Rotary Park

Rotary Park, home of the popular Bridle Trail and Garden Creek Falls on Casper Mountain, currently has 28 parking spaces. 

About a dozen citizens urged Natrona County’s leaders this week to hit the brakes on a potential project to increase parking at Rotary Park.

“Trails have a limited capacity that can be supported and maintain the user experience and the ecology and wildlife and the erosion concerns,” Douglas Irvine said at the Natrona County Commission’s Tuesday meeting. “… This is a complex topic that should not be lightly entered into and should have great study done before we even consider changing the landscape of the park.”

Rotary Park, which is nestled at the base of Casper Mountain’s snow-capped cliffs, is home to the Bridle Trail and Garden Creek Falls — two of the Casper area’s more popular outdoor attractions. The park currently has 28 parking spaces.

At the Commission’s work session, which was held prior to the meeting, representatives from the Rotary Club of Casper said the organization wanted to move forward with a project to add between 43 to 68 new spots near the park’s lower-level parking lot to increase the public’s access. When visitors can’t find a space, they just leave the park entirely, Rotarian Bill Schilling said.

Public comment isn’t taken during work sessions.
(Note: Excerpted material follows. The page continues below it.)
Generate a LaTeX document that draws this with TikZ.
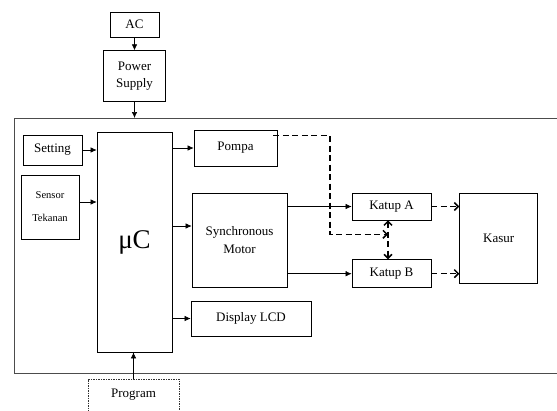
\documentclass[tikz,border=0pt]{standalone}
\usepackage{fontspec}
\setmainfont{Liberation Serif}
\usetikzlibrary{arrows.meta,positioning,calc}

\begin{document}
\begin{tikzpicture}[x=1pt,y=-1pt,>={Straight Barb[length=4pt,width=8pt]},
    blok/.style={draw,line width=0.7pt,align=center,inner sep=1pt,font=\fontsize{13}{17.5}\selectfont},
    sig/.style={-{Latex[length=6pt,width=5.5pt]},line width=0.65pt},
    flow/.style={line width=1.5pt,dash pattern=on 6pt off 3.5pt}]
  \useasboundingbox (0,0) rectangle (557,410);
  % power side
  \node[blok,minimum width=49pt,minimum height=25pt] (ac) at (134.5,24.5) {AC};
  \node[blok,minimum width=62pt,minimum height=51pt,below=13pt of ac] (ps) {Power\\Supply};
  \node[draw=black!70,line width=1.4pt,minimum width=600pt,minimum height=255pt,anchor=north west] (frame) at (14,118) {};
  % inputs and controller
  \node[blok,minimum width=59pt,minimum height=30pt] (set) at (52.5,150) {Setting};
  \node[blok,minimum width=58pt,minimum height=64pt,font=\fontsize{10.5}{23}\selectfont] (sensor) at (50,207) {Sensor\\Tekanan};
  \node[blok,minimum width=75pt,minimum height=220pt,font=\fontsize{27}{30}\selectfont] (uc) at (134.5,242) {μC};
  \node[blok,draw=black!80,line width=0.5pt,dash pattern=on 1.5pt off 1pt,minimum width=91pt,anchor=north,text depth=26pt,inner ysep=10pt] (prog) at (133.5,379) {Program};
  % outputs
  \node[blok,minimum width=83pt,minimum height=36pt] (pompa) at (235.5,148) {Pompa};
  \node[blok,minimum width=95pt,minimum height=94pt] (motor) at (239.5,240) {Synchronous\\Motor};
  \node[blok,minimum width=120pt,minimum height=35pt] (lcd) at (251,318.5) {Display LCD};
  \node[blok,minimum width=79pt,minimum height=27pt] (ka) at (391.5,206.5) {Katup A};
  \node[blok,minimum width=79pt,minimum height=28pt,below=39pt of ka] (kb) {Katup B};
  \node[blok,minimum width=78pt,minimum height=90pt,anchor=north west] (kasur) at ($(ka.north east)+(28,0)$) {Kasur};
  \coordinate (mIn) at ($(motor.west)+(0,-14)$);
  \coordinate (valve) at ($(ka.south)+(-3.5,14)$);
  % signal lines
  \draw[sig] (ac) -- (ps); \draw[sig] (ps) -- (ps |- frame.north);
  \draw[sig] (set) -- (set -| uc.west); \draw[sig] ([yshift=5pt]sensor.east) -- ([yshift=5pt]sensor.east -| uc.west);
  \draw[sig] (uc.east |- pompa) -- (pompa.west); \draw[sig] (uc.east |- mIn) -- (mIn); \draw[sig] (uc.east |- lcd) -- (lcd.west);
  \draw[sig] (motor.east |- ka) -- (ka.west); \draw[sig] (motor.east |- kb) -- (kb.west);
  \draw[sig] (prog) -- (prog |- uc.south);
  % air flow
  \draw[flow,->] ($(pompa.north east)+(-4,6)$) -| ($(valve)+(-58,0)$) -- (valve);
  \draw[flow,<->] (ka.south -| valve) -- (kb.north -| valve);
  \draw[flow,->] (ka) -- (ka -| kasur.west); \draw[flow,->] (kb) -- (kb -| kasur.west);
\end{tikzpicture}
\end{document}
But at the meeting later that night, residents shared a variety of concerns about how additional parking might affect the wildlife, watershed, roadways or private properties located near the park.

Mike Haigler, Natrona County’s road and bridge superintendent, said he didn’t think the parks’ roadways could safety accommodate additional traffic.

“I’ve got concerns if we got 96 cars coming out of there; our roads won’t handle it,” he said.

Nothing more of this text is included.